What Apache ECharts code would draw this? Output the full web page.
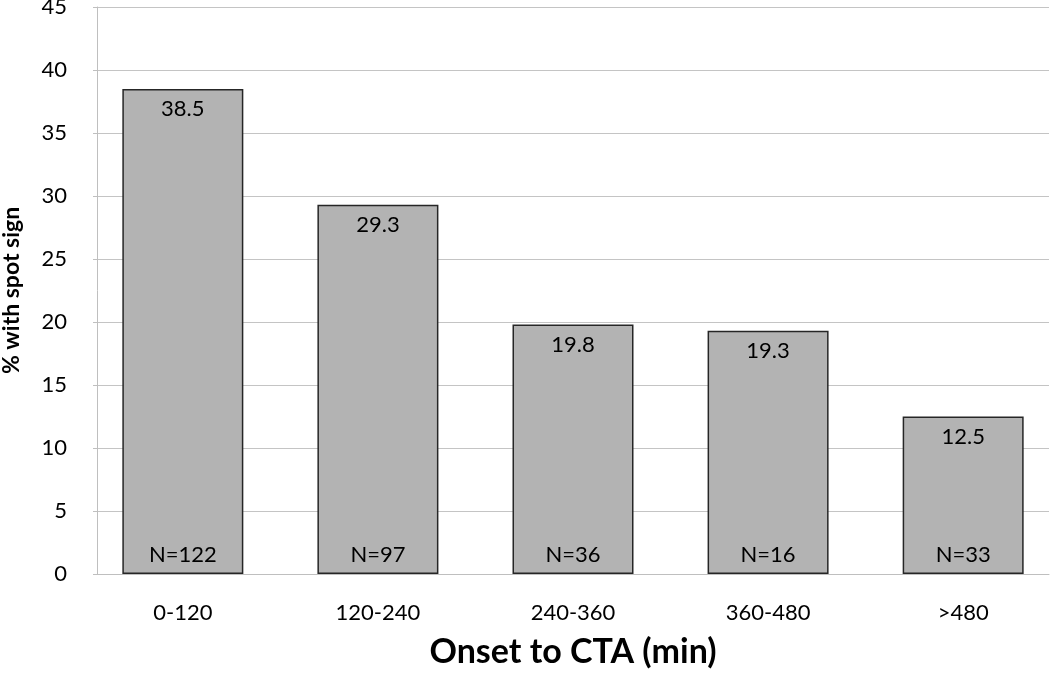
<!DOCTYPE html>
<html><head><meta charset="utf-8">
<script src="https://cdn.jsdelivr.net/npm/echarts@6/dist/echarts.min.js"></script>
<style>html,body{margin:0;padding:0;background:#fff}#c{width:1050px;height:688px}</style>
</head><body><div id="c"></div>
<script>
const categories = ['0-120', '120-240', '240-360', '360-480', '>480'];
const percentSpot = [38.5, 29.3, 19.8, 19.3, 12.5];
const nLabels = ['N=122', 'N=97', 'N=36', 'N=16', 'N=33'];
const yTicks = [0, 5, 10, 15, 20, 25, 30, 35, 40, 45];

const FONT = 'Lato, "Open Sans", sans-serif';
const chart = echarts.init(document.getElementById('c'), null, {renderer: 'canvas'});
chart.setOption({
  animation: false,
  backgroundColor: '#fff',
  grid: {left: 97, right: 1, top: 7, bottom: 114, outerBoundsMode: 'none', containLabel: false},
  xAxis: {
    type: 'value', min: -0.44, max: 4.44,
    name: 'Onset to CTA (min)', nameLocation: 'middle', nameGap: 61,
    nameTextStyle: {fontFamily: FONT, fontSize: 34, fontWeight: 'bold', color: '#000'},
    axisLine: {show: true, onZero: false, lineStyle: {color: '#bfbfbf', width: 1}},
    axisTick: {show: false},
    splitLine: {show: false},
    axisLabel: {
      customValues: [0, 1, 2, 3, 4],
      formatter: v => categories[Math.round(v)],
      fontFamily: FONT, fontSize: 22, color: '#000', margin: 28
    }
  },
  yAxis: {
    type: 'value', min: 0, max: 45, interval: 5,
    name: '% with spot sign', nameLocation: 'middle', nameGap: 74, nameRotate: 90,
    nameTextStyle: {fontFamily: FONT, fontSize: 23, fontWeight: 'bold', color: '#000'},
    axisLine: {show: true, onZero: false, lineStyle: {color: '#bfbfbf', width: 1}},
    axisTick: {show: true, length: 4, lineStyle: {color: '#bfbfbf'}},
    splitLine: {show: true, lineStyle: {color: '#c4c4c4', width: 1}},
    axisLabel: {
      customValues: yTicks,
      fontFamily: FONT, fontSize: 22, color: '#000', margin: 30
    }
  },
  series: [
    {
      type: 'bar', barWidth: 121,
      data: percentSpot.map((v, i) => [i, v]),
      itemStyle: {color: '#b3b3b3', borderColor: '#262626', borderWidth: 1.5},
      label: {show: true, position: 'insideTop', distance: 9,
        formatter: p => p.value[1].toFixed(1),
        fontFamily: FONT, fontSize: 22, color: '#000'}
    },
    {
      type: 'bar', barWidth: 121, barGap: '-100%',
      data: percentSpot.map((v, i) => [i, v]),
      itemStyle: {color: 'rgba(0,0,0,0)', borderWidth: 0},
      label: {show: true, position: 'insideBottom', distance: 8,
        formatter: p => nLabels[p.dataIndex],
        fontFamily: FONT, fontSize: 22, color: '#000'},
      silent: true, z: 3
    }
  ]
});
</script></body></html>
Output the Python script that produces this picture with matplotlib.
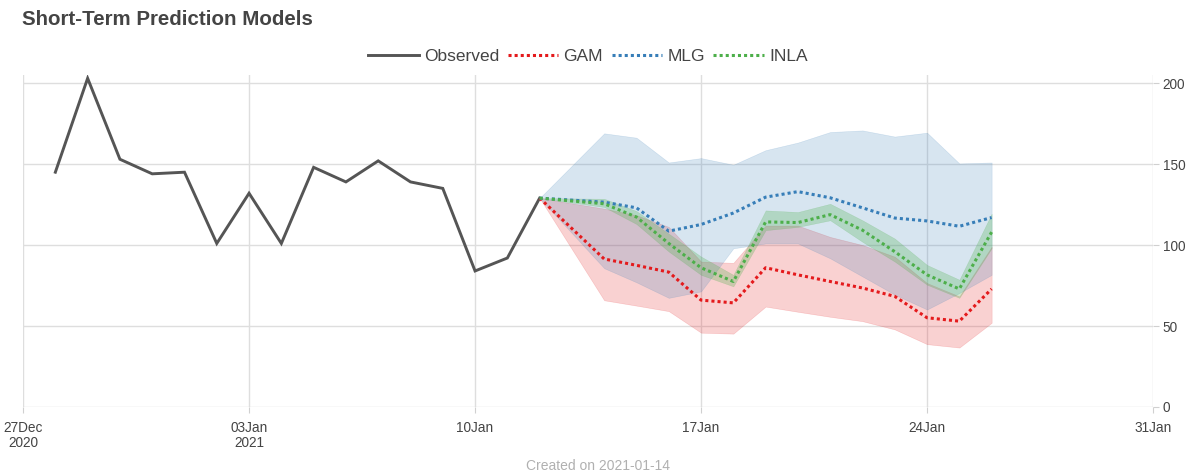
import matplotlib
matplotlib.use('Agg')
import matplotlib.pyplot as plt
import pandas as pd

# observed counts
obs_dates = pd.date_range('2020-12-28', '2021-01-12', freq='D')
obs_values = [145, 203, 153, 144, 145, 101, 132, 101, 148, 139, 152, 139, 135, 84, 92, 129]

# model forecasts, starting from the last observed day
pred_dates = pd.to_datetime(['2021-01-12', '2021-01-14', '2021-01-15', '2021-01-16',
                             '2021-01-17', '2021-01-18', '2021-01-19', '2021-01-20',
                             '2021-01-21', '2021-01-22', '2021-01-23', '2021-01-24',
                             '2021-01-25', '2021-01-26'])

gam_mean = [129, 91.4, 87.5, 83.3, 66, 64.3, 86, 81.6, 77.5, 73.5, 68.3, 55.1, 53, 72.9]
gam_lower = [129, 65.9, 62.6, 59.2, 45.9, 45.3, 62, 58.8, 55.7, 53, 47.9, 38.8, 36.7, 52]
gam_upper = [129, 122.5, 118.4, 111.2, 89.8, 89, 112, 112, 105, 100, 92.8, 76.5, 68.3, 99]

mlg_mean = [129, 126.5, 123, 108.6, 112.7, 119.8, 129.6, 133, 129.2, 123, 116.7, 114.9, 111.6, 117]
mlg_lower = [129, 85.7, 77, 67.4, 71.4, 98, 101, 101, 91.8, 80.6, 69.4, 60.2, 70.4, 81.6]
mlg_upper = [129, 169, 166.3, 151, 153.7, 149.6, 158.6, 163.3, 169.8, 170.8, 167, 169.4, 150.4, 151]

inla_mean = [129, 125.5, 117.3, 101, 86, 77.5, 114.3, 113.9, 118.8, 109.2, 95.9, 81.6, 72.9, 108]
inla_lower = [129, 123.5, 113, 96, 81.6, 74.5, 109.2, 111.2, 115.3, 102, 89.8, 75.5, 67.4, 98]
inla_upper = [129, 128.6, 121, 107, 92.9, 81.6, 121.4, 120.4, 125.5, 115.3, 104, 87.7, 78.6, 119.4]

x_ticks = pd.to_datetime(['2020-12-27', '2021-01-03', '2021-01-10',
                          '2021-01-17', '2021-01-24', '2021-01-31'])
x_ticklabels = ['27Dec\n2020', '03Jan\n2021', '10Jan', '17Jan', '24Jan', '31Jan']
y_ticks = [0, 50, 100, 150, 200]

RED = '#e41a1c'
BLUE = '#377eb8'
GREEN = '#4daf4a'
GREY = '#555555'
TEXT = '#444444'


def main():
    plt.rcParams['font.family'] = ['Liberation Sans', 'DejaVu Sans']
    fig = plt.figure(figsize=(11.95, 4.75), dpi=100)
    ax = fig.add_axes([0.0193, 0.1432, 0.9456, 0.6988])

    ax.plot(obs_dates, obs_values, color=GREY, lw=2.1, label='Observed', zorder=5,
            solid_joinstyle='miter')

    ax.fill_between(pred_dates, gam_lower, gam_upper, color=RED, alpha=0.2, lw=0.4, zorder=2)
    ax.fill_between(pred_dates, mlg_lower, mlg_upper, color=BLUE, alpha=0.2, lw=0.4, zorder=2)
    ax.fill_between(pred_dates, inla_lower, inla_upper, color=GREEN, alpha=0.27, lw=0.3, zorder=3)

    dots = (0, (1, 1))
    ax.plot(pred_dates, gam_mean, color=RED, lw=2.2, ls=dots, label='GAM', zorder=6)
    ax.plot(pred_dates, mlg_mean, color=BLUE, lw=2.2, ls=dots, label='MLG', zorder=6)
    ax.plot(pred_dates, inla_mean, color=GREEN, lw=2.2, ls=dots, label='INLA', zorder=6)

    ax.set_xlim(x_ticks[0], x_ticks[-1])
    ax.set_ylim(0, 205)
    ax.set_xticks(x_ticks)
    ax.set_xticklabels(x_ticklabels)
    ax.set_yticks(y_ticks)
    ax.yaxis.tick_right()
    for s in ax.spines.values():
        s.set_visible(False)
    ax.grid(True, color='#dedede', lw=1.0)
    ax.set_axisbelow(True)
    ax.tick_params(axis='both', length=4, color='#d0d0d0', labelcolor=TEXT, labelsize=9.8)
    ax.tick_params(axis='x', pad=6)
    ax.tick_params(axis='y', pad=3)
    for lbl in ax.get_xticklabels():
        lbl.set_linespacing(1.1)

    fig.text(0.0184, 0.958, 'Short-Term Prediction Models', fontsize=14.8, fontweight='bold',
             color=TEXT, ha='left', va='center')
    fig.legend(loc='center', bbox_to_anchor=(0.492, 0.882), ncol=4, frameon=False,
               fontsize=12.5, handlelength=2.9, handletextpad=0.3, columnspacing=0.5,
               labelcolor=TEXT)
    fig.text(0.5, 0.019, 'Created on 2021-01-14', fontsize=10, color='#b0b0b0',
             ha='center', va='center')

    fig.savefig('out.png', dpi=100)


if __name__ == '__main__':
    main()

****************

# Written instruction
Do not include pictures. Give again exactly the lines starting at the one with "Output the Python" and ending at the one with "76.5, 68.3, 99]", both included.

# Worked answer
Output the Python script that produces this picture with matplotlib.
import matplotlib
matplotlib.use('Agg')
import matplotlib.pyplot as plt
import pandas as pd

# observed counts
obs_dates = pd.date_range('2020-12-28', '2021-01-12', freq='D')
obs_values = [145, 203, 153, 144, 145, 101, 132, 101, 148, 139, 152, 139, 135, 84, 92, 129]

# model forecasts, starting from the last observed day
pred_dates = pd.to_datetime(['2021-01-12', '2021-01-14', '2021-01-15', '2021-01-16',
                             '2021-01-17', '2021-01-18', '2021-01-19', '2021-01-20',
                             '2021-01-21', '2021-01-22', '2021-01-23', '2021-01-24',
                             '2021-01-25', '2021-01-26'])

gam_mean = [129, 91.4, 87.5, 83.3, 66, 64.3, 86, 81.6, 77.5, 73.5, 68.3, 55.1, 53, 72.9]
gam_lower = [129, 65.9, 62.6, 59.2, 45.9, 45.3, 62, 58.8, 55.7, 53, 47.9, 38.8, 36.7, 52]
gam_upper = [129, 122.5, 118.4, 111.2, 89.8, 89, 112, 112, 105, 100, 92.8, 76.5, 68.3, 99]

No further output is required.